I am. I live in Williamsburg. I’m a second grade teacher in Yorktown. I’m a hobbyist plein air painter.

So you’re not an art teacher?

Nope. Second grade. So yeah I come out here from time to time. I got my graduate degree here from William and Mary. I do have a bit of a connection to campus. I know a bit about why the bridge is important.

Have you painted anywhere else around campus?

Not on campus, no. This is a nice spot.

What is your favorite thing about the campus?

That’s hard because I was in the School of Education. And we were in Jones and the one next door that’s even more dilapidated and so what I think I liked about campus was the old part. How walkable everything was and how the crate myrtles around Swem Library go through their seasonal changes. I think it’s a beautiful campus. And I lived in the graduate housing and I worked on Scotland Street. It’s a convenient campus and it’s in the community, but not in the community. It’s not a city campus, but it’s a nice, woodland campus in the middle of a town.

How long have you been painting for?

Well I’ve been “painting” all my life, but I’ve picked up plein air oil painting about four years ago.

You just started out of nowhere?

Actually I went to a workshop for teachers and it was really for science teachers and art teachers. But since I teach second grade, which basically teaches all of that, they let me come. It was on the Eastern Shore and through UVA, and they had a plein air painter and an ecologist there. You learn about the ecology of salt marshes and then you learn some painting techniques and paint the salt marshes. So that’s how I got started on it, through that professional development program. And then I bought my own easel and kept going.
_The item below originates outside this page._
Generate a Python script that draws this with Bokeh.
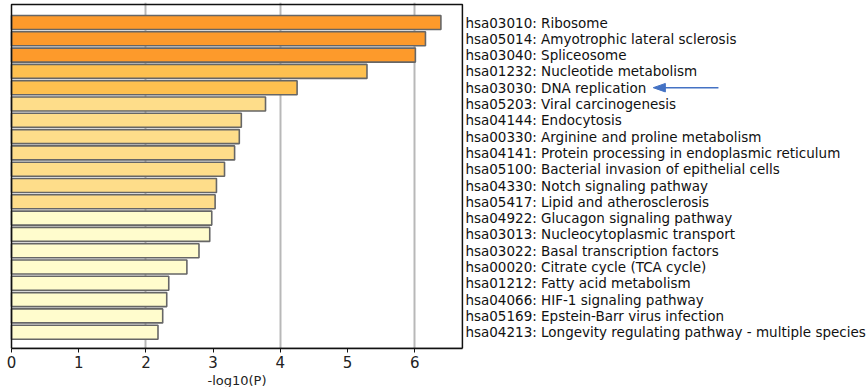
from bokeh.plotting import figure
from bokeh.models import Range1d, FixedTicker, ColumnDataSource, Title
from bokeh.core.properties import value
from bokeh.embed import file_html
from bokeh.resources import INLINE

terms = [
    "hsa03010: Ribosome",
    "hsa05014: Amyotrophic lateral sclerosis",
    "hsa03040: Spliceosome",
    "hsa01232: Nucleotide metabolism",
    "hsa03030: DNA replication",
    "hsa05203: Viral carcinogenesis",
    "hsa04144: Endocytosis",
    "hsa00330: Arginine and proline metabolism",
    "hsa04141: Protein processing in endoplasmic reticulum",
    "hsa05100: Bacterial invasion of epithelial cells",
    "hsa04330: Notch signaling pathway",
    "hsa05417: Lipid and atherosclerosis",
    "hsa04922: Glucagon signaling pathway",
    "hsa03013: Nucleocytoplasmic transport",
    "hsa03022: Basal transcription factors",
    "hsa00020: Citrate cycle (TCA cycle)",
    "hsa01212: Fatty acid metabolism",
    "hsa04066: HIF-1 signaling pathway",
    "hsa05169: Epstein-Barr virus infection",
    "hsa04213: Longevity regulating pathway - multiple species",
]
neg_log_p = [6.39, 6.16, 6.01, 5.29, 4.25, 3.78, 3.42, 3.39, 3.32, 3.17,
             3.05, 3.03, 2.98, 2.95, 2.79, 2.61, 2.34, 2.31, 2.25, 2.18]
color_group = [0, 0, 0, 1, 1, 2, 2, 2, 2, 2, 2, 2, 3, 3, 3, 3, 3, 3, 3, 3]
palette = ["#FD9A2B", "#FEC04F", "#FEDD8A", "#FFFCCD"]
x_ticks = [0, 1, 2, 3, 4, 5, 6]
grid_ticks = [2, 4, 6]
x_title = "-log10(P)"
highlight_term = "hsa03030: DNA replication"

X_MAX = 6.71          # right edge of the plotting box
n = len(terms)
Y_MAX = n + 1.1       # top edge of the plotting box
ypos = [n - i for i in range(n)]
src = ColumnDataSource(dict(
    y=ypos, right=neg_log_p, color=[palette[g] for g in color_group],
    label=terms, lx=[X_MAX] * n))

PX_X = 67.2
PX_Y = 16.3
FW, FH = 859, 346
x0 = -2 / PX_X
p = figure(frame_width=FW, frame_height=FH, output_backend="svg",
           toolbar_location=None,
           x_range=Range1d(x0, x0 + FW / PX_X), y_range=Range1d(0, FH / PX_Y),
           min_border_left=9, min_border_top=2, min_border_right=0,
           min_border_bottom=2)
p.background_fill_color = "white"
p.border_fill_color = "white"
p.outline_line_color = None
p.yaxis.visible = False
p.ygrid.visible = False

p.xgrid.ticker = FixedTicker(ticks=grid_ticks)
p.xgrid.grid_line_color = "#b8b8b8"
p.xgrid.grid_line_width = 2
p.xgrid.bounds = (0, X_MAX)

p.hbar(y="y", left=0, right="right", height=0.86, source=src,
       fill_color="color", line_color="#666666", line_width=1.6)

# plotting box
p.quad(left=[0], right=[X_MAX], bottom=[0], top=[Y_MAX],
       fill_color=None, line_color="#111111", line_width=1.5)

# term labels to the right of the box
p.text(x="lx", y="y", text="label", source=src, x_offset=3,
       text_align="left", text_baseline="middle",
       text_font=value("DejaVu Sans"), text_font_size="13.5px",
       text_color="#111111")

xa = p.xaxis[0]
xa.bounds = (0, X_MAX)
xa.ticker = FixedTicker(ticks=x_ticks)
xa.minor_tick_line_color = None
xa.major_tick_in = 0
xa.major_tick_out = 4
xa.major_tick_line_color = "#111111"
xa.axis_line_color = "#111111"
xa.axis_line_width = 1.5
xa.major_label_text_font = "DejaVu Sans"
xa.major_label_text_font_size = "15px"
xa.major_label_text_color = "#222222"
xa.major_label_standoff = 3

# axis title, centred under the plotting box
p.add_layout(Title(text=x_title, align="left", offset=198,
                   text_font="DejaVu Sans", text_font_size="13px",
                   text_font_style="normal", text_color="#222222",
                   standoff=0), "below")

# highlight arrow pointing at the DNA replication label
hy = ypos[terms.index(highlight_term)]
x_tail, x_tip, head_len, head_half = 10.52, 9.55, 0.18, 0.26
p.segment(x0=[x_tail], y0=[hy], x1=[x_tip + head_len * 0.8], y1=[hy],
          line_color="#4472C4", line_width=1.5)
p.patch(x=[x_tip, x_tip + head_len, x_tip + head_len],
        y=[hy, hy + head_half, hy - head_half],
        fill_color="#4472C4", line_color="#4472C4", line_width=1)

open("out.html", "w").write(file_html(p, INLINE))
Are you a big fan of art in general?

Yeah, generally. I’m pretty excited about the Botticelli exhibit coming to the Muscarelle soon.

Will you try and finish this today in one session?

Yes, so with plein air painting you have about a three hour window before the light changes too much. You don’t want to paint at high noon because you can get weird shadows. I started this around 30 or 45 minutes ago. And as you can see, the sun is starting to go down, so I’m going to have to work quickly.

Do you find painting therapeutic? Is that why you do it?

I do find it very enjoyable. With plein air painting, the thing I like most about it is that you only have a three-hour window. You have a finished piece in three hours, whatever it is going to be. It’s that nice feeling of accomplishment that you actually finished something. But it is really nice with plein air painting because you are outside. In some ways it forces you outside. Nature is just so relaxing. I’ve never done cityscape paintings, which I think are beautiful, but I imagine it’s a lot different.